MANAUS
— O lixo urbano despejado nos igarapés de Manaus persiste há anos.
Historicamente, esses locais nunca foram preservados e respeitados, firma
Sandoval Alves Rocha, doutor em ciências sociais e pesquisador da PUC-Rio
(Pontifícia Universidade Católica). Ele atribui a poluição dos igarapés em
Manaus à falta de políticas públicas eficazes.
“Os
igarapés, historicamente falando, nunca foram respeitados, nunca foram
preservados. Ao contrário, os igarapés, na história da cidade, sempre foram
tidos como algo que atrapalhava o crescimento, que atrapalhava o
desenvolvimento.
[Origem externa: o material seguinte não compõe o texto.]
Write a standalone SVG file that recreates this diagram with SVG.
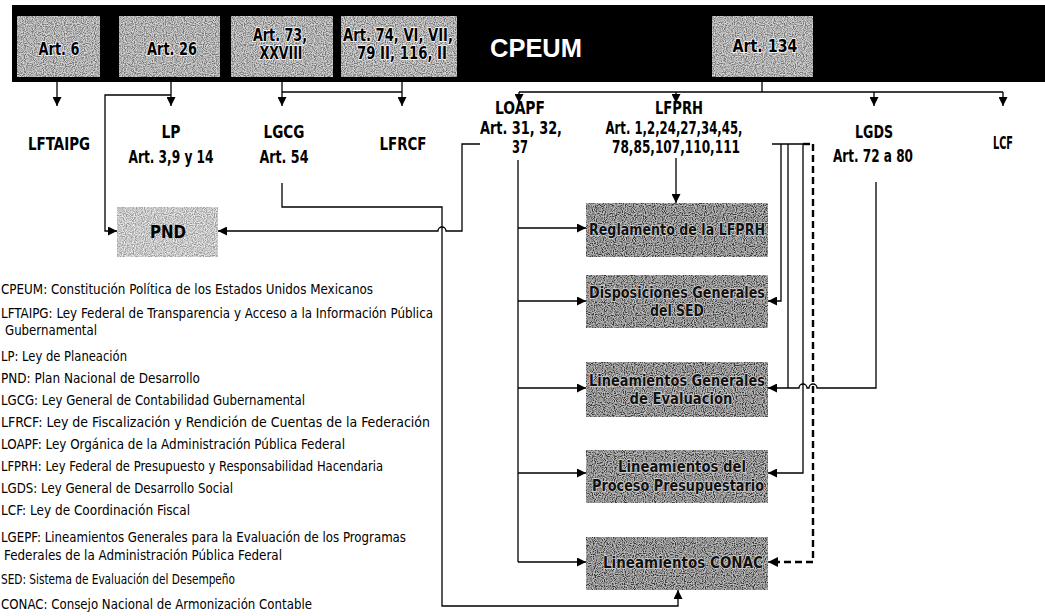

Então, sempre foram tidos como algo a ser eliminado, a ser
exterminado”, afirma Sandoval.
A
limpeza e manejo dos igarapés estão incluídas no novo Plano Municipal de
Saneamento do Município, que tem quatro diretrizes: abastecimento de água,
esgotamento sanitário, limpeza urbana e manejo de resíduos sólidos, e drenagem
e manejo das águas pluviais urbanas.
Segundo
o especialista, a falta de cuidado com os igarapés começa com a administração
pública, que não se preocupa em preservar os córregos, atualmente poluídos e
ocupados por construções irregulares.
Sandoval
diz que muitos condomínios canalizam os esgotos para os igarapés, sem que o
estado imponha regras e limites ao mercado imobiliário e à gestão do território
urbano, dificultando a responsabilização.
“E aí
permite essa série de crimes ambientais, né? Se o estado e os administradores
não cuidam, não têm a menor sensibilidade para com os igarapés, é difícil a
gente simplesmente responsabilizar minimamente no sentido de que o governo é
que tem recursos, o governo é que tem os poderes de organizar as residências,
organizar o território bom e não o faz, de fato, criando ou implantado uma
política pública adequada, inclusive uma política ambiental, de educação
ambiental”, disse.
Sandoval
diz que há uma ausência de medidas que incentivem a população a criar hábitos
mais positivos em relação à conscientização sobre a problemática. Ele ressalta
que a falta de coletores de resíduos de lixo nas ruas impossibilita o descarte
adequado dos resíduos.
Gestão
Sandoval
Alves acrescenta que o problema da poluição nos igarapés está relacionado à
forma como a cidade foi gerida e ao crescimento desordenado. “Se essa forma é
inadequada, isso vai ocasionando consequências negativas, desastrosas para os
corpos hídricos, para a população, para as florestas”.
“A
questão dos igarapés, da preservação do igarapé, não pode estar desconectada,
por exemplo, da questão do deslocamento urbano, dos transportes urbanos, da
moradia urbana e da arborização, assim como do saneamento ambiental”, diz. O
especialista defende uma gestão participativa, em que a população seja chamada
para opinar e trazer soluções concretas, compreendendo os principais desafios
enfrentados no cotidiano.
“Não
podemos tomar os igarapés como um aspecto isolado da cidade, e aí então mais
uma vez precisamos de democracia, mais uma vez precisamos de que o governo
ouça, escute a população. Então, precisamos de melhores gestores, de políticas
públicas participativas”, opina.
Métodos
Sandoval
destaca que é possível combinar tecnologias com método e técnica para a limpeza
pública dos igarapés sem causar danos. “A primeira é a própria questão do
sistema de esgotamento sanitário. A gente pensa que não é inovador, mas para a
nossa cidade o esgotamento sanitário ainda é algo extremamente inovador. A
gente sabe que só 25% da cidade tem o esgotamento sanitário, então a empresa
que foi contratada para isso não faz o trabalho para o qual foi contratada, não
atinge as metas estabelecidas no plano de metas, não há uma fiscalização
adequada, não há uma pressão adequada da prefeitura”, disse.
Outro
ponto levantado por Sandoval é o modo de tratar os lixões e aterros sanitários
em Manaus. Ele afirma haver um “sentido civilizatório” na existência dos lixões
como são atualmente, que estão matando os igarapés.
“Como já foi dito, outro elemento também é incentivar as associações, a questão da reciclagem. Dos resíduos, né? Isso aí é necessário fazer como política pública, mas o governo e a prefeitura têm dado passos muito tímidos em relação a isso. Então, de fato, existem técnicas, existem métodos, o que falta é interesse político, interesse em fazer os investimentos necessários”, conclui.